Dr. David Tilman is the Distinguished McKnight University Professor of Ecology and Director of Cedar Creek Natural History Area at the University of Minnesota, where he has been on the faculty since 1976. Born in Illinois and raised in Michigan, he earned his B.S. (1971) and Ph.D. (1976) in zoology from the University of Michigan. His research interests include the mechanisms of interspecific competition, the processes allowing the maintenance of biodiversity, the impacts of biodiversity on population, ecosystem stability and functioning, the causes of successional dynamics, and mathematical theory related to these issues. For the past 15 years, Dr. Tilman has studied biodiversity and ecosystem dynamics at the Cedar Creek Natural History Area in Minnesota. He has published two books in the Princeton Monograph Series, edited two books, and authored more than 100 scientific papers.

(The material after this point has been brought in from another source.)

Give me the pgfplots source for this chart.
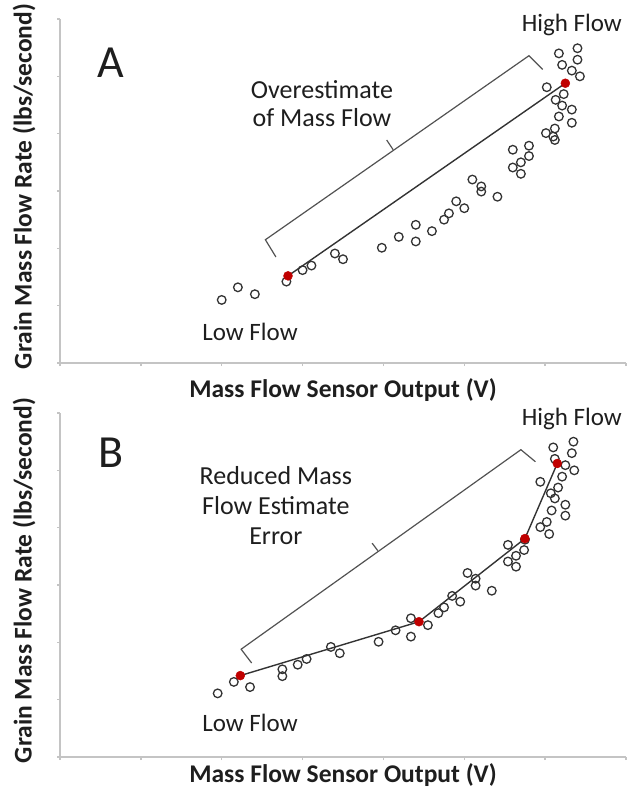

He was named a Guggenheim Fellow in 1984, a Fellow of the American Association for the Advancement of Science in 1985, Honorary Member No. 3 of the Lund (Sweden) Ecological Society in 1985, received the W.S. Cooper Award from the Ecological Society of America in 1989, was elected to the American Academy of Arts and Science in 1995, was chosen as a Pew Scholar in Conservation Biology in 1995, and received the Ecological Society of America's Robert MacArthur Award in 1996. He is the founding editor of the Ecological Society of America's new Ecological Issues series, and has served on the editorial boards of "Ecology," the "American Naturalist," "Acta Oecologia" (Paris), and "Limnology and Oceanography," and currently serves on the Board of Reviewing Editors of "Science." His work on chaos, on the effects of habitat fragmentation, and on biodiversity and ecosystem functioning has received wide media coverage, including articles in the New York Times, a Public TV documentary, and coverage in American, Canadian, British, and Australian broadcast and print news.